Figure 2.

RLR and PKR. (a) Domain architectures and structures of human RIG-I and MDA5 in complex with dsRNA (PDB: 3TMI and 4GL2). RIG-I binds the dsRNA end as a monomer (as shown in the crystal structure), but on long dsRNA, it assembles into filamentous oligomers. Filament formation of RIG-I on dsRNA promotes 2CARD tetramerization through a proximity-induced mechanism. The K63-linked polyubiquitin chain also promotes 2CARD tetramerization. In contrast to RIG-I, MDA5 only binds the dsRNA interior, not the end, and its filament formation is obligatory.
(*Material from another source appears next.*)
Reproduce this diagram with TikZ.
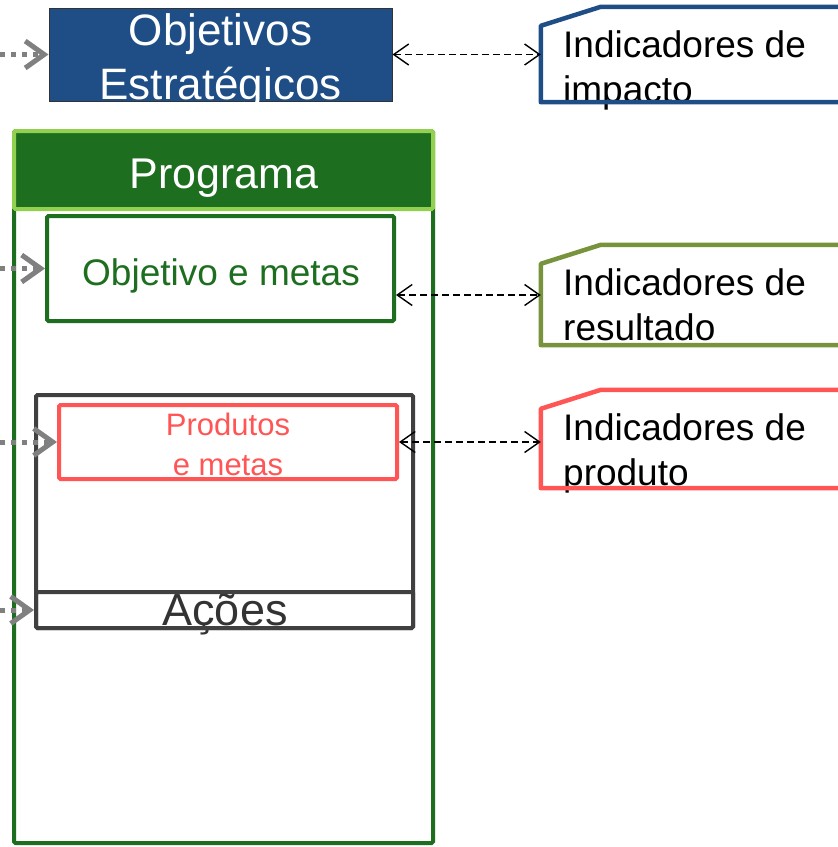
\documentclass[tikz,border=0pt]{standalone}
\usepackage{fontspec}
\setmainfont{Liberation Sans}
\usepackage{tikz}
\usetikzlibrary{arrows.meta,math}
\definecolor{EstBlue}{RGB}{31,78,135}
\definecolor{ProgGreen}{RGB}{30,110,32}
\definecolor{ProgLight}{RGB}{146,208,80}
\definecolor{ResOlive}{RGB}{119,147,60}
\definecolor{ProdRed}{RGB}{255,85,85}
\definecolor{AcaoGray}{RGB}{64,64,64}
\tikzset{%
  plain box/.style={rectangle, inner sep=0pt, line width=4pt, rounded corners=1.5pt},
  ind box/.style={rectangle, inner sep=0pt, minimum width=329pt},
  ind frame/.style={line width=4.5pt, line join=round},
  ind text/.style={font=\fontsize{37}{45}\selectfont, align=left, inner sep=0pt},
  feed arrow/.style={line width=5pt, color=gray, dash pattern=on 5pt off 6pt,
    -{Straight Barb[length=19pt,width=27pt]}},
  link arrow/.style={line width=1.4pt, dash pattern=on 7pt off 4pt,
    {Straight Barb[length=15pt,width=21pt]}-{Straight Barb[length=15pt,width=21pt]}}
}

\begin{document}
\begin{tikzpicture}[x=1pt,y=-1pt]
    \tikzmath{
      \xind=541; % left edge of indicator boxes
      \chw=60; % chamfer width
      \chh=19; % chamfer height
    }
    \useasboundingbox (0,0) rectangle (838,847);
    \coordinate (leftedge) at (0,0);
    % strategic objectives
    \node[rectangle, inner sep=0pt, fill=EstBlue, draw=black!80, line width=1pt,
      minimum width=343pt, minimum height=93pt] (objest) at (220.5,54.5) {};
    \node[font=\fontsize{44}{54}\selectfont, text=white, align=center, anchor=base]
      (objest-txt) at (220.5,99) {Objetivos\\Estratégicos}; % base = last line
    % program
    \node[plain box, draw=ProgGreen, fill=white, minimum width=419pt, minimum height=712pt]
      (prog) at (223.5,487) {};
    \node[plain box, draw=ProgLight, fill=ProgGreen, minimum width=419pt, minimum height=78pt]
      (proghead) at (223.5,170) {};
    \node[font=\fontsize{43}{50}\selectfont, text=white, anchor=base]
      (proghead-txt) at (224,188) {Programa};
    \node[plain box, draw=ProgGreen, fill=white, minimum width=347pt, minimum height=105pt]
      (objmet) at (220.5,268.5) {};
    \node[font=\fontsize{37}{44}\selectfont, text=ProgGreen, anchor=base]
      (objmet-txt) at (221,285) {Objetivo e metas};
    \begin{scope} % products and actions
      \node[font=\fontsize{31}{40}\selectfont, text=ProdRed, align=center, anchor=base]
        (prod-txt) at (228,475) {Produtos\\e metas};
      \node[font=\fontsize{45}{50}\selectfont, text=AcaoGray!80!black, anchor=base]
        (acoes-txt) at (225,625) {Ações};
      \node[plain box, draw=AcaoGray, minimum width=377pt, minimum height=233pt]
        (prodacoes) at (224.5,511.5) {};
      \node[plain box, draw=AcaoGray, minimum width=377pt, minimum height=36pt]
        (acoes) at (224.5,610) {};
      \node[plain box, draw=ProdRed, minimum width=338pt, minimum height=74pt]
        (prod) at (228,442) {};
    \end{scope}
    % indicators
    \foreach \nm/\col/\ya/\yb/\word in {indimp/EstBlue/7/102/impacto,
        indres/ResOlive/245/345/resultado, indprod/ProdRed/390/488/produto} {
      \node[ind box, minimum height={(\yb-\ya)*1pt}] (\nm) at ({\xind+164.5},{(\ya+\yb)/2}) {};
      \node[ind text, anchor=base west] (\nm-txt) at (563,{\ya+95}) {Indicadores de\\\word};
      \draw[ind frame, draw=\col] (\nm.south west) -- ([yshift=-\chh pt]\nm.north west)
        -- ([xshift=\chw pt]\nm.north west) -- (\nm.north east) -- (\nm.south east) -- cycle;
    }
    % connectors
    \draw[link arrow] (objest.east) -- (objest.east -| indimp.west);
    \draw[link arrow] (indres.west -| objmet.east) -- (indres.west);
    \draw[link arrow] (prod.east) -- (prod.east -| indprod.west);
    \foreach \tgt in {objest, objmet, prod, acoes} {
      \draw[feed arrow] (\tgt.west -| leftedge) -- (\tgt.west);
    }
  \end{tikzpicture}
\end{document}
As with RIG-I, 2CARD tetramerization (with or without the K63-linked polyubiquitin chain) is required for antiviral signal activation. (b) Domain architecture and structures of PKR. The structure of PKR dsRBDs in complex with dsRNA is not available, but studies suggest that PKR dsRBDs bind dsRNA in a manner similar to other canonical dsRBDs. The RNA-free structure of PKR dsRBD1 (blue) (PDB: 1QU6) is overlaid on the structure of Aquifex aeolicus RNase III in complex with dsRNA (green) (PDB: 2EZ6). On the right is the structure of the PKR kinase domain (dark blue) in the active dimeric state and in complex with eIF2α (gray) (PDB: 2A19). Analogous to RLRs, PKR utilizes dsRNA binding and the proximity-induced mechanism to dimerize and activate the kinase domain. Abbreviations: CTD, C-terminal domain; dsRBD, dsRNA-binding domain; PKR, protein kinase R; RLR, RIG-I-like receptor; Ub, ubiquitin.